Wednesday, February 10, 2010

Do you believe in the ontological status . . .

of psychiatric diagnoses? (Or not.) Do you want to put your own 2 cents in?

Have at it. The draft of the DSM-5 is now open for public comment. And by the way, it matters to you, because chances are, you are now or will be officially mentally ill. Yep, we're all nuts.

One of the goals of the APA with the new DSM is avowedly to cut down on the prevalence of psychiatric disorders:

The psychiatric group expects that overarching change could actually lower the numbers of people thought to suffer from mental disorders. "Is someone really a patient, or just meets some criteria like trouble sleeping?" APA President Dr. Alan Schatzberg, a Stanford University psychiatry professor, told The Associated Press. "It's really important for us as a field to try not to overdiagnose."

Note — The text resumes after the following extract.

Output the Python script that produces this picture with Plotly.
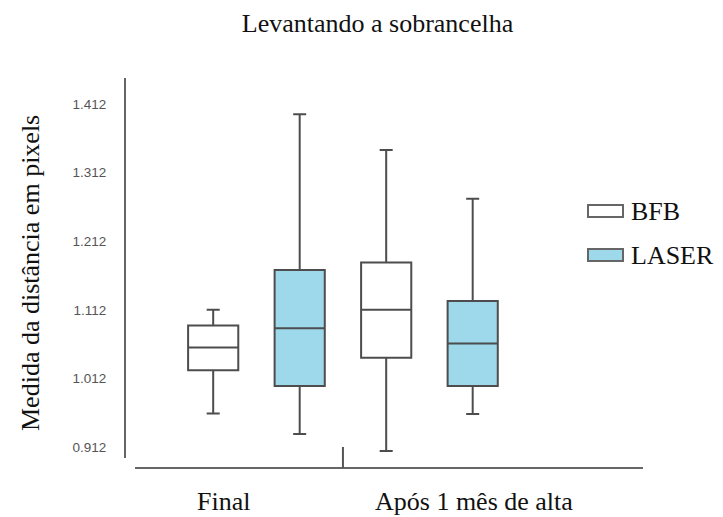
import plotly.graph_objects as go

# Box-plot summaries (distance measured in pixels)
categories = ["Final", "Após 1 mês de alta"]
series_names = ["BFB", "LASER"]

bfb_lower = [0.961, 0.906]
bfb_q1 = [1.024, 1.042]
bfb_median = [1.057, 1.112]
bfb_q3 = [1.089, 1.181]
bfb_upper = [1.112, 1.345]

laser_lower = [0.931, 0.960]
laser_q1 = [1.001, 1.001]
laser_median = [1.085, 1.063]
laser_q3 = [1.170, 1.125]
laser_upper = [1.397, 1.274]

y_ticks = [0.912, 1.012, 1.112, 1.212, 1.312, 1.412]

W, H = 723, 517
L, T, R, B = 126, 78, 643, 458  # plot area in pixels


def px_x(p):
    return (p - L) / (R - L)


def px_y(p):
    return (B - p) / (B - T)


SERIF = "Liberation Serif, Times New Roman, serif"
LINE = "#4d4d4d"
FILLS = ["#ffffff", "#9dd9ea"]

fig = go.Figure()
for name, fill, lo, q1, med, q3, up in [
    (series_names[0], FILLS[0], bfb_lower, bfb_q1, bfb_median, bfb_q3, bfb_upper),
    (series_names[1], FILLS[1], laser_lower, laser_q1, laser_median, laser_q3, laser_upper),
]:
    fig.add_trace(go.Box(
        name=name,
        x=categories,
        lowerfence=lo, q1=q1, median=med, q3=q3, upperfence=up,
        fillcolor=fill,
        line=dict(color=LINE, width=2),
        whiskerwidth=0.26,
        boxpoints=False,
        showlegend=False,
        hoverinfo="skip",
    ))

fig.update_layout(
    width=W, height=H,
    margin=dict(l=L, r=W - R, t=T, b=H - B),
    paper_bgcolor="white", plot_bgcolor="white",
    boxmode="group", boxgap=0.0, boxgroupgap=0.42,
    title=dict(text="Levantando a sobrancelha", x=377.5 / W, xanchor="center",
               y=1 - 23 / H, yanchor="middle",
               font=dict(family=SERIF, size=26, color="#111111")),
    xaxis=dict(range=[-0.754, -0.754 + (R - L) / 173], showline=False,
               showgrid=False, zeroline=False, showticklabels=False, ticks=""),
    yaxis=dict(range=[0.912 - (B - 447) / 686, 1.412 + (104 - T) / 686],
               showline=True, linecolor="#666666", linewidth=2,
               showgrid=False, zeroline=False, ticks="",
               tickvals=y_ticks, ticktext=[f"{v:.3f}" for v in y_ticks],
               ticklabelstandoff=15,
               tickfont=dict(family="Liberation Sans, Arial, sans-serif",
                             size=13.5, color="#555555")),
)

# Baseline and separator tick between the two groups
fig.add_shape(type="line", xref="paper", yref="paper",
              x0=px_x(135), x1=px_x(643), y0=px_y(468), y1=px_y(468),
              line=dict(color="#666666", width=2))
fig.add_shape(type="line", xref="x", yref="paper",
              x0=0.5, x1=0.5, y0=px_y(447), y1=px_y(468),
              line=dict(color="#555555", width=2))

# Group labels under the baseline
for label, cx in zip(categories, [223.5, 474]):
    fig.add_annotation(text=label, xref="paper", yref="paper",
                       x=px_x(cx), y=px_y(501), xanchor="center", yanchor="middle",
                       showarrow=False, font=dict(family=SERIF, size=26, color="#111111"))

# Y-axis title
fig.add_annotation(text="Medida da distância em pixels", xref="paper", yref="paper",
                   x=px_x(30), y=px_y(273), xanchor="center", yanchor="middle",
                   textangle=-90, showarrow=False,
                   font=dict(family=SERIF, size=26, color="#111111"))

# Legend drawn as swatches with labels
for name, fill, cy in zip(series_names, FILLS, [211, 255]):
    fig.add_shape(type="rect", xref="paper", yref="paper",
                  x0=px_x(588), x1=px_x(623), y0=px_y(cy - 6), y1=px_y(cy + 6),
                  fillcolor=fill, line=dict(color="#666666", width=2))
    fig.add_annotation(text=name, xref="paper", yref="paper",
                       x=px_x(629), y=px_y(cy), xanchor="left", yanchor="middle",
                       showarrow=False, font=dict(family=SERIF, size=26, color="#111111"))

fig.write_html("out.html")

Yeah right. That's why they have added even more diagnoses. Yes, they've consolidated a few to make it look like fewer, but that's a cheap trick. For example, they've decided to conflate Asperger's Syndrome with autism -- which strikes me as completely backwards. There is no reason to believe these are somehow the same entity. The basic reason why a diagnosis is psychiatric rather than neurological is because they don't know the etiology. As soon as a disease is actually understood, it ceases to be psychiatric. So keep that in mind as you comment.

2 comments:

C. Corax said...

Marketplace had a story on tonight about this, the premise of which is that the more diagnoses in the book, the easier it is for Big Pharma to get FDA approvals for their new drugs to treat....something. I believe you've brought up that point a time or two in the past.

Cervantes said...

I think the influence of drug companies on this is subtle and indirect -- they pervade the culture of psychiatry such that psychiatrists are inclined to think that they are dealing with distinct, chemically based diseases, appropriately treated by chemicals. Which is generally not what's going on. But the companies don't overtly corrupt the process. It's all very subterranean.